Fox Film Corporation production; distributed by Fox Film Corporation. / Scenario by John Stone, from the short story “The Matron’s Report” by Frederick Hazlitt Brennan. Production supervised by Jeff Lazarus. Songs “How Were We to Know,” “It’s a Fine How D’Ya Do” and “You Never Can Tell” by Walter Bullock and Lew Pollack (music and lyrics). Assistant director, Horace Hough. Cinematography by L.W. O’Connell. Intertitles written by Malcolm Stuart Boylan. Presented by William Fox. / © 18 March 1929 by Fox Film Corporation [LP218]. Released 17 March 1929. / [?] Movietone 35mm spherical 1.20:1 format and/or Standard 35mm spherical 1.33:1 format? Western Electric Movietone sound-on-film synchronized sound system. / The film was also released in the USA in a silent version in six reels (at 5367 feet) by Fox Film Corporation in 1929. / Silent film, with talking sequences, synchronized music and sound effects.

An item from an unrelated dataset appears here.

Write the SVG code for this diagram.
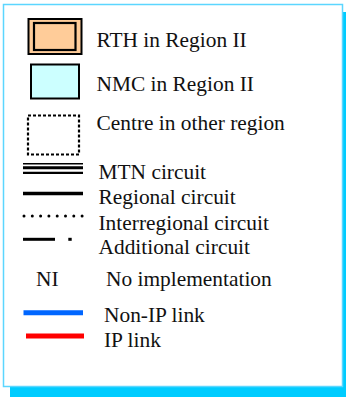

Reviews: [Variety, 17 July 1929, page 53] Blue Skies is Fox’s kid version of Over the Hill. It’s about an orphan asylum instead of a poorhouse, with none of the tears the adult orphan picture possessed. . . . Youngsters occupy a reel with close-ups and ice cream. Hack situations of turning the hose on the matron, the fat boy getting a licking by the little boy for eating the tiny girl’s ice cream — they’re all in it. Then of a sudden it’s Frank Albertson wearing overalls and Helen Twelvetrees, the girl. The kids around them are still as young as they were in the first reel, excepting one or two. A rich daddy visits the home and Frank changes his foundling dress for that of the girl’s. Off she goes to the wealthy home. Of course a year later an identification card is found, but Frank satisfies daddy and the girl. Marriage does it.

Survival status: Print exists in the UCLA Film and Television Archive film archive.

Current rights holder: (unknown)

Listing updated: 22 April 2010.

References: ClasIm-305 p. 55 : Website-AFI.